** Start Data provided **

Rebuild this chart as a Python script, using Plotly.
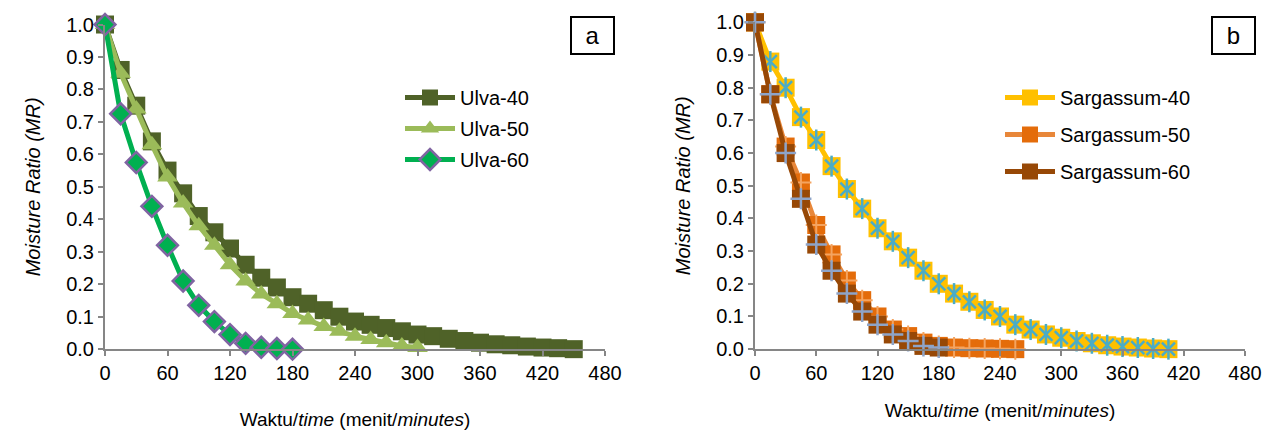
import plotly.graph_objects as go

# ---------------- data ----------------
time_u40 = [0, 15, 30, 45, 60, 75, 90, 105, 120, 135, 150, 165, 180, 195, 210, 225, 240,
            255, 270, 285, 300, 315, 330, 345, 360, 375, 390, 405, 420, 435, 450]
ulva_40 = [1.0, 0.86, 0.75, 0.64, 0.55, 0.48, 0.41, 0.36, 0.31, 0.26, 0.22, 0.19, 0.16, 0.14,
           0.12, 0.10, 0.085, 0.075, 0.065, 0.055, 0.045, 0.04, 0.032, 0.025, 0.02, 0.015,
           0.012, 0.008, 0.005, 0.003, 0.0]

time_u50 = [0, 15, 30, 45, 60, 75, 90, 105, 120, 135, 150, 165, 180, 195, 210, 225, 240,
            255, 270, 285, 300]
ulva_50 = [1.0, 0.85, 0.74, 0.63, 0.53, 0.45, 0.38, 0.32, 0.26, 0.21, 0.17, 0.14, 0.11, 0.09,
           0.07, 0.055, 0.04, 0.03, 0.02, 0.01, 0.005]

time_u60 = [0, 15, 30, 45, 60, 75, 90, 105, 120, 135, 150, 165, 180]
ulva_60 = [1.0, 0.725, 0.575, 0.44, 0.32, 0.21, 0.135, 0.085, 0.045, 0.018, 0.006, 0.002, 0.0]

time_s40 = [0, 15, 30, 45, 60, 75, 90, 105, 120, 135, 150, 165, 180, 195, 210, 225, 240,
            255, 270, 285, 300, 315, 330, 345, 360, 375, 390, 405]
sarg_40 = [1.0, 0.88, 0.80, 0.71, 0.64, 0.56, 0.49, 0.43, 0.37, 0.33, 0.28, 0.24, 0.20, 0.17,
           0.145, 0.12, 0.10, 0.075, 0.06, 0.045, 0.035, 0.025, 0.018, 0.012, 0.008, 0.005,
           0.002, 0.0]

time_s50 = [0, 15, 30, 45, 60, 75, 90, 105, 120, 135, 150, 165, 180, 195, 210, 225, 240, 255]
sarg_50 = [1.0, 0.78, 0.62, 0.51, 0.38, 0.29, 0.21, 0.15, 0.10, 0.06, 0.04, 0.02, 0.01, 0.005,
           0.003, 0.002, 0.001, 0.0]

time_s60 = [0, 15, 30, 45, 60, 75, 90, 105, 120, 135, 150, 165, 180]
sarg_60 = [1.0, 0.78, 0.60, 0.46, 0.32, 0.24, 0.17, 0.115, 0.075, 0.045, 0.025, 0.01, 0.005]

x_ticks = [0, 60, 120, 180, 240, 300, 360, 420, 480]
y_ticks = [0.0, 0.1, 0.2, 0.3, 0.4, 0.5, 0.6, 0.7, 0.8, 0.9, 1.0]

FONT = "Liberation Sans, Arial, sans-serif"
MS = 18

fig = go.Figure()

# ---------------- panel a ----------------
fig.add_trace(go.Scatter(x=time_u40, y=ulva_40, name="Ulva-40", mode="lines+markers",
                         line=dict(color="#4F6228", width=5),
                         marker=dict(symbol="square", size=MS, color="#4F6228"),
                         xaxis="x", yaxis="y", legend="legend", legendgroup="u40", cliponaxis=False))
fig.add_trace(go.Scatter(x=time_u50, y=ulva_50, name="Ulva-50", mode="lines+markers",
                         line=dict(color="#9BBB59", width=5),
                         marker=dict(symbol="triangle-up", size=MS, color="#9BBB59"),
                         xaxis="x", yaxis="y", legend="legend", legendgroup="u50", cliponaxis=False))
fig.add_trace(go.Scatter(x=time_u60, y=ulva_60, name="Ulva-60", mode="lines+markers",
                         line=dict(color="#00B050", width=5),
                         marker=dict(symbol="diamond", size=16, color="#00B050",
                                     line=dict(color="#8064A2", width=2.5)),
                         xaxis="x", yaxis="y", legend="legend", legendgroup="u60", cliponaxis=False))

# ---------------- panel b ----------------
fig.add_trace(go.Scatter(x=time_s40, y=sarg_40, name="Sargassum-40", mode="lines+markers",
                         line=dict(color="#FFC000", width=5),
                         marker=dict(symbol="square", size=MS, color="#FFC000"),
                         xaxis="x2", yaxis="y2", legend="legend2", legendgroup="s40", cliponaxis=False))
fig.add_trace(go.Scatter(x=time_s40, y=sarg_40, name="Sargassum-40", mode="markers",
                         marker=dict(symbol="x-thin-open", size=13, color="#4BACC6",
                                     line=dict(color="#4BACC6", width=2.5)),
                         xaxis="x2", yaxis="y2", showlegend=False, legendgroup="s40", cliponaxis=False))
fig.add_trace(go.Scatter(x=time_s40, y=sarg_40, name="Sargassum-40", mode="markers",
                         marker=dict(symbol="line-ns-open", size=15, color="#4BACC6",
                                     line=dict(color="#4BACC6", width=2.5)),
                         xaxis="x2", yaxis="y2", showlegend=False, legendgroup="s40", cliponaxis=False))
fig.add_trace(go.Scatter(x=time_s50, y=sarg_50, name="Sargassum-50", mode="lines+markers",
                         line=dict(color="#E8873A", width=5),
                         marker=dict(symbol="square", size=MS, color="#E46C0A"),
                         xaxis="x2", yaxis="y2", legend="legend2", legendgroup="s50", cliponaxis=False))
fig.add_trace(go.Scatter(x=time_s50, y=sarg_50, name="Sargassum-50", mode="markers",
                         marker=dict(symbol="cross-thin-open", size=15, color="#F4A460",
                                     line=dict(color="#F4A460", width=2)),
                         xaxis="x2", yaxis="y2", showlegend=False, legendgroup="s50", cliponaxis=False))
fig.add_trace(go.Scatter(x=time_s60, y=sarg_60, name="Sargassum-60", mode="lines+markers",
                         line=dict(color="#974806", width=5),
                         marker=dict(symbol="square", size=MS, color="#974806"),
                         xaxis="x2", yaxis="y2", legend="legend2", legendgroup="s60", cliponaxis=False))
fig.add_trace(go.Scatter(x=time_s60, y=sarg_60, name="Sargassum-60", mode="markers",
                         marker=dict(symbol="cross-thin-open", size=15, color="#8EA4C8",
                                     line=dict(color="#8EA4C8", width=2.5)),
                         xaxis="x2", yaxis="y2", showlegend=False, legendgroup="s60", cliponaxis=False))

axis_common = dict(showgrid=False, zeroline=False, showline=True, linecolor="#868686",
                   linewidth=2, ticks="outside", tickcolor="#868686", tickwidth=2, ticklen=5,
                   automargin=False,
                   tickfont=dict(family=FONT, size=20, color="#000000"))

xtitle = dict(text="Waktu/<i>time</i> (menit/<i>minutes</i>)",
              font=dict(family=FONT, size=19, color="#000000"))
ytitle = dict(text="<i>Moisture Ratio (MR)</i>",
              font=dict(family=FONT, size=20, color="#000000"))

fig.update_layout(
    width=1266, height=430,
    margin=dict(l=0, r=0, t=0, b=0, autoexpand=False),
    paper_bgcolor="white", plot_bgcolor="white",
    font=dict(family=FONT, color="#000000"),
    xaxis=dict(domain=[105 / 1266, 605 / 1266], range=[0, 480], tickvals=x_ticks,
               anchor="y", title=dict(xtitle, standoff=31), **axis_common),
    yaxis=dict(domain=[0.188, 0.943], range=[0, 1.0], tickvals=y_ticks, tickformat=".1f",
               anchor="x", title=dict(ytitle, standoff=20), **axis_common),
    xaxis2=dict(domain=[755 / 1266, 1245 / 1266], range=[0, 480], tickvals=x_ticks,
                anchor="y2", title=dict(xtitle, standoff=21), **axis_common),
    yaxis2=dict(domain=[0.188, 0.948], range=[0, 1.0], tickvals=y_ticks, tickformat=".1f",
                anchor="x2", title=dict(ytitle, standoff=20), **axis_common),
    legend=dict(x=400 / 1266, y=1 - 78 / 430, xanchor="left", yanchor="top",
                font=dict(family=FONT, size=20), bgcolor="rgba(0,0,0,0)",
                traceorder="grouped", tracegroupgap=2, itemwidth=50),
    legend2=dict(x=1000 / 1266, y=1 - 78 / 430, xanchor="left", yanchor="top",
                 font=dict(family=FONT, size=20), bgcolor="rgba(0,0,0,0)",
                 traceorder="grouped", tracegroupgap=8, itemwidth=50),
    annotations=[
        dict(text="a", x=592 / 1266, y=1 - 35 / 430, xref="paper", yref="paper",
             xanchor="center", yanchor="middle",
             showarrow=False, font=dict(family=FONT, size=24), bordercolor="#000000",
             borderwidth=2, borderpad=4, width=33, height=27),
        dict(text="b", x=1233 / 1266, y=1 - 35 / 430, xref="paper", yref="paper",
             xanchor="center", yanchor="middle",
             showarrow=False, font=dict(family=FONT, size=24), bordercolor="#000000",
             borderwidth=2, borderpad=4, width=33, height=27),
    ],
)

fig.write_html("out.html")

** End Data provided **

▸ **Short task**
Write out exactly the lines between the start of the data and the line with "fig = go.Figure()", including both, but none of the pictures.

▸ **Final result**
Rebuild this chart as a Python script, using Plotly.
import plotly.graph_objects as go

# ---------------- data ----------------
time_u40 = [0, 15, 30, 45, 60, 75, 90, 105, 120, 135, 150, 165, 180, 195, 210, 225, 240,
            255, 270, 285, 300, 315, 330, 345, 360, 375, 390, 405, 420, 435, 450]
ulva_40 = [1.0, 0.86, 0.75, 0.64, 0.55, 0.48, 0.41, 0.36, 0.31, 0.26, 0.22, 0.19, 0.16, 0.14,
           0.12, 0.10, 0.085, 0.075, 0.065, 0.055, 0.045, 0.04, 0.032, 0.025, 0.02, 0.015,
           0.012, 0.008, 0.005, 0.003, 0.0]

time_u50 = [0, 15, 30, 45, 60, 75, 90, 105, 120, 135, 150, 165, 180, 195, 210, 225, 240,
            255, 270, 285, 300]
ulva_50 = [1.0, 0.85, 0.74, 0.63, 0.53, 0.45, 0.38, 0.32, 0.26, 0.21, 0.17, 0.14, 0.11, 0.09,
           0.07, 0.055, 0.04, 0.03, 0.02, 0.01, 0.005]

time_u60 = [0, 15, 30, 45, 60, 75, 90, 105, 120, 135, 150, 165, 180]
ulva_60 = [1.0, 0.725, 0.575, 0.44, 0.32, 0.21, 0.135, 0.085, 0.045, 0.018, 0.006, 0.002, 0.0]

time_s40 = [0, 15, 30, 45, 60, 75, 90, 105, 120, 135, 150, 165, 180, 195, 210, 225, 240,
            255, 270, 285, 300, 315, 330, 345, 360, 375, 390, 405]
sarg_40 = [1.0, 0.88, 0.80, 0.71, 0.64, 0.56, 0.49, 0.43, 0.37, 0.33, 0.28, 0.24, 0.20, 0.17,
           0.145, 0.12, 0.10, 0.075, 0.06, 0.045, 0.035, 0.025, 0.018, 0.012, 0.008, 0.005,
           0.002, 0.0]

time_s50 = [0, 15, 30, 45, 60, 75, 90, 105, 120, 135, 150, 165, 180, 195, 210, 225, 240, 255]
sarg_50 = [1.0, 0.78, 0.62, 0.51, 0.38, 0.29, 0.21, 0.15, 0.10, 0.06, 0.04, 0.02, 0.01, 0.005,
           0.003, 0.002, 0.001, 0.0]

time_s60 = [0, 15, 30, 45, 60, 75, 90, 105, 120, 135, 150, 165, 180]
sarg_60 = [1.0, 0.78, 0.60, 0.46, 0.32, 0.24, 0.17, 0.115, 0.075, 0.045, 0.025, 0.01, 0.005]

x_ticks = [0, 60, 120, 180, 240, 300, 360, 420, 480]
y_ticks = [0.0, 0.1, 0.2, 0.3, 0.4, 0.5, 0.6, 0.7, 0.8, 0.9, 1.0]

FONT = "Liberation Sans, Arial, sans-serif"
MS = 18

fig = go.Figure()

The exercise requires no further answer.